__Exercise goal__
Everything from the first line of the data below through the line that contains "import plotly.graph_objects as go" should be written out exactly, please, and nothing more; the pictures stay out.

__Given data__
--- start ---

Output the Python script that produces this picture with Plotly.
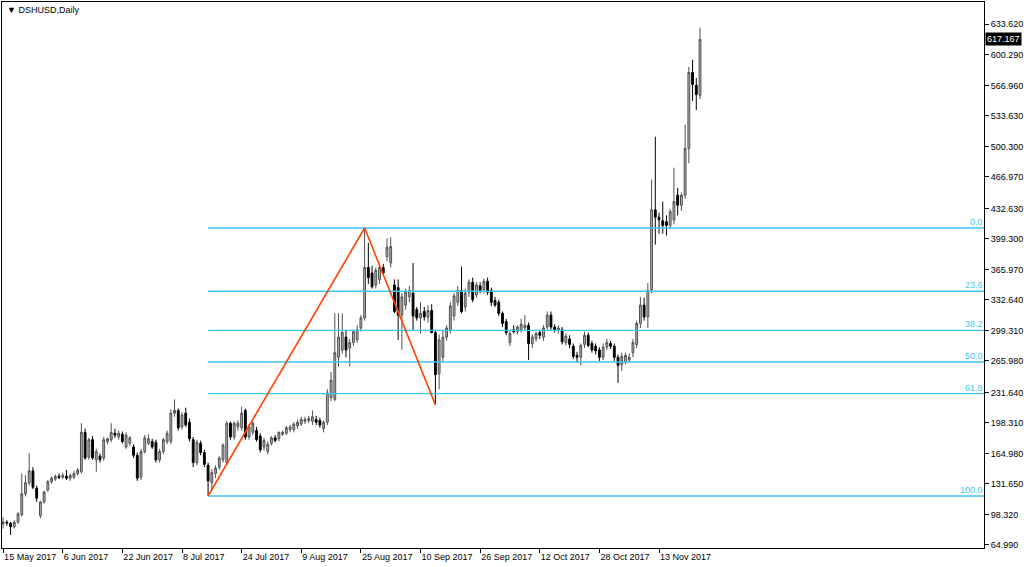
import plotly.graph_objects as go

# daily DSHUSD candles, bar index 0 = 15 May 2017
opens = [88, 90, 89, 85, 90, 98, 121, 133, 146, 127, 97, 112, 125, 134, 137, 140, 139, 140, 138, 139,
         143, 145, 188, 161, 180, 158, 162, 160, 178, 180, 187, 183, 186, 172, 176, 172, 163, 139, 167, 176,
         178, 177, 158, 167, 178, 178, 209, 212, 194, 209, 199, 180, 155, 176, 166, 152, 133, 143, 150, 158,
         155, 198, 183, 194, 193, 212, 183, 188, 190, 184, 172, 167, 176, 182, 181, 186, 187, 191, 191, 195,
         197, 200, 201, 200, 202, 201, 192, 199, 226, 224, 270, 278, 292, 280, 286, 289, 302, 313, 368, 362,
         349, 355, 368, 380, 373, 349, 346, 316, 327, 336, 340, 322, 313, 320, 314, 321, 297, 252, 270, 292,
         300, 315, 330, 343, 325, 341, 352, 338, 348, 344, 353, 343, 332, 330, 318, 309, 286, 300, 298, 300,
         302, 305, 285, 290, 297, 292, 303, 316, 303, 300, 300, 286, 290, 282, 272, 270, 284, 294, 285, 282,
         278, 270, 281, 285, 282, 270, 262, 265, 267, 275, 284, 307, 327, 314, 344, 431, 423, 419, 418, 414,
         420, 447, 436, 447, 498, 581, 567, 556]
highs = [95, 92, 90, 92, 101, 143, 141, 165, 150, 130, 113, 124, 136, 140, 142, 143, 144, 147, 143, 146,
         149, 198, 192, 182, 184, 170, 165, 183, 182, 198, 192, 190, 189, 188, 184, 175, 166, 170, 185, 186,
         181, 180, 170, 182, 190, 213, 224, 214, 210, 215, 203, 183, 180, 179, 169, 155, 148, 152, 162, 176,
         200, 200, 200, 201, 216, 214, 197, 200, 194, 187, 182, 178, 184, 185, 189, 190, 195, 196, 199, 202,
         205, 205, 206, 212, 206, 204, 201, 235, 254, 318, 318, 318, 300, 290, 300, 305, 316, 411.2, 395, 370,
         368, 372, 372, 400, 401, 355, 355, 340, 345, 348, 373, 325, 330, 325, 327, 328, 300, 295, 300, 305,
         330, 340, 348, 369, 345, 355, 357, 352, 352, 356, 357, 346, 336, 333, 320, 312, 300, 305, 305, 312,
         316, 308, 295, 298, 300, 305, 320, 320, 306, 305, 303, 296, 294, 285, 276, 285, 298, 297, 288, 285,
         281, 285, 290, 288, 285, 273, 275, 275, 274, 290, 310, 336, 335, 351, 464, 511, 428, 440, 425, 432,
         477, 455, 450, 524, 587, 595, 575, 630]
lows = [83, 86, 76, 83, 88, 96, 118, 130, 126, 112, 94, 110, 123, 132, 135, 137, 137, 136, 135, 137,
        141, 143, 158, 158, 158, 145, 155, 157, 175, 177, 182, 180, 176, 170, 173, 160, 135, 136, 165, 174,
        170, 155, 155, 164, 175, 175, 205, 190, 191, 194, 178, 150, 152, 163, 150, 118.5, 125, 138, 147, 155,
        152, 180, 180, 190, 190, 180, 180, 185, 178, 166, 168, 164, 174, 177, 178, 184, 185, 188, 188, 192,
        195, 197, 198, 196, 196, 193, 188, 196, 222, 222, 260, 274, 270, 260, 282, 286, 298, 310, 350, 345,
        345, 350, 360, 375, 368, 318, 289, 278, 322, 330, 300, 310, 296, 310, 308, 296, 218, 235, 265, 288,
        296, 310, 326, 318, 320, 336, 330, 335, 340, 340, 338, 326, 325, 315, 303, 294, 282, 296, 295, 297,
        300, 267, 280, 287, 290, 288, 300, 300, 297, 296, 284, 283, 280, 268, 264, 261, 280, 281, 275, 273,
        266, 267, 278, 279, 266, 242, 255, 262, 264, 270, 280, 302, 310, 302, 340, 393, 405, 405, 403, 410,
        415, 425, 430, 443, 482, 550, 540, 552]
closes = [90, 89, 85, 90, 99, 121, 133, 146, 128, 116, 112, 123, 134, 138, 140, 139, 141, 138, 141, 143,
          147, 188, 160, 180, 160, 167, 158, 180, 181, 188, 185, 187, 178, 185, 182, 163, 138, 167, 182, 181,
          172, 158, 167, 180, 187, 209, 212, 193, 207, 196, 181, 155, 177, 166, 153, 135, 144, 149, 160, 174,
          198, 183, 198, 198, 209, 183, 194, 198, 180, 169, 179, 175, 182, 179, 188, 188, 193, 194, 197, 199,
          202, 202, 203, 205, 199, 196, 199, 231, 245, 275, 292, 297, 278, 286, 298, 300, 313, 368, 357, 347,
          365, 368, 362, 390, 391, 320, 316, 336, 341, 343, 315, 313, 318, 314, 321, 297, 251, 289, 292, 302,
          326, 337, 343, 320, 340, 352, 333, 349, 342, 353, 341, 330, 327, 318, 307, 297, 296, 298, 303, 306,
          305, 285, 292, 296, 294, 302, 316, 303, 300, 302, 287, 293, 284, 271, 270, 283, 294, 283, 278, 277,
          270, 281, 286, 282, 270, 261, 271, 272, 270, 286, 307, 327, 314, 343, 431, 423, 420, 414, 414, 429,
          440, 436, 447, 498, 581, 568, 557, 617.167]

date_labels = ["15 May 2017", "6 Jun 2017", "22 Jun 2017", "8 Jul 2017", "24 Jul 2017", "9 Aug 2017",
               "25 Aug 2017", "10 Sep 2017", "26 Sep 2017", "12 Oct 2017", "28 Oct 2017", "13 Nov 2017"]
date_ticks = [0, 16, 32, 48, 64, 80, 96, 112, 128, 144, 160, 176]

price_ticks = [633.620, 600.290, 566.960, 533.630, 500.300, 466.970, 432.630, 399.300, 365.970,
               332.640, 299.310, 265.980, 231.640, 198.310, 164.980, 131.650, 98.320, 64.990]

# zigzag swing points (bar index, price)
zig_x = [55, 97, 116]
zig_y = [118.5, 411.2, 218]
fib_levels = [0.0, 23.6, 38.2, 50.0, 61.8, 100.0]

FIB_COLOR = "#3cc6f2"
FONT = "Liberation Sans, Arial, sans-serif"
X_END = 263.2

bars = list(range(len(closes)))

fig = go.Figure()
fig.add_trace(go.Candlestick(
    x=bars, open=opens, high=highs, low=lows, close=closes,
    increasing=dict(line=dict(color="#505050", width=1), fillcolor="#b4b4b4"),
    decreasing=dict(line=dict(color="#000000", width=1), fillcolor="#000000"),
    whiskerwidth=0, showlegend=False, hoverinfo="skip",
))

hi, lo = zig_y[1], zig_y[0]
for lvl in fib_levels:
    price = hi - (hi - lo) * lvl / 100
    fig.add_trace(go.Scatter(
        x=[zig_x[0], X_END], y=[price, price], mode="lines",
        line=dict(color=FIB_COLOR, width=1.4), showlegend=False, hoverinfo="skip",
    ))
    fig.add_annotation(x=X_END, y=price, xref="x", yref="y", text=f"{lvl:.1f}",
                       showarrow=False, xanchor="right", yanchor="bottom", xshift=1, yshift=-1,
                       font=dict(family=FONT, size=9, color=FIB_COLOR))

fig.add_trace(go.Scatter(
    x=zig_x, y=zig_y, mode="lines",
    line=dict(color="#ff4500", width=1.6), showlegend=False, hoverinfo="skip",
))

fig.add_annotation(x=0, y=1, xref="paper", yref="paper", text="▼ DSHUSD,Daily",
                   showarrow=False, xanchor="left", yanchor="top", xshift=3, yshift=-1,
                   font=dict(family=FONT, size=9, color="#000000"))
fig.add_annotation(x=1, y=closes[-1], xref="paper", yref="y", text=f"{closes[-1]:.3f}",
                   showarrow=False, xanchor="left", xshift=1, bgcolor="#000000",
                   borderpad=1, font=dict(family=FONT, size=9, color="#ffffff"))

fig.update_layout(
    width=1024, height=567,
    paper_bgcolor="#ffffff", plot_bgcolor="#ffffff",
    margin=dict(l=2, r=40, t=2, b=19, autoexpand=False),
    font=dict(family=FONT, size=9, color="#000000"),
    xaxis_rangeslider_visible=False,
)
fig.update_xaxes(
    range=[-0.3, X_END], showgrid=False, zeroline=False, automargin=False,
    showline=True, linecolor="#000000", linewidth=1, mirror=True,
    tickvals=date_ticks, ticktext=date_labels, ticks="outside", ticklen=4,
    tickcolor="#000000", ticklabelposition="outside right", tickangle=0,
    tickfont=dict(family=FONT, size=9),
)
fig.update_yaxes(
    range=[61.7, 658.0], side="right", showgrid=False, zeroline=False, automargin=False,
    showline=True, linecolor="#000000", linewidth=1, mirror=True,
    tickvals=price_ticks, ticktext=[f"{v:.3f}" for v in price_ticks],
    ticks="outside", ticklen=4, tickcolor="#000000",
    tickfont=dict(family=FONT, size=9),
)

# the page's default body margin would shift the figure by 8px
fig.write_html("out.html", config={"displayModeBar": False},
               post_script="document.body.style.margin='0px';")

--- end ---

__Expected answer__
Output the Python script that produces this picture with Plotly.
import plotly.graph_objects as go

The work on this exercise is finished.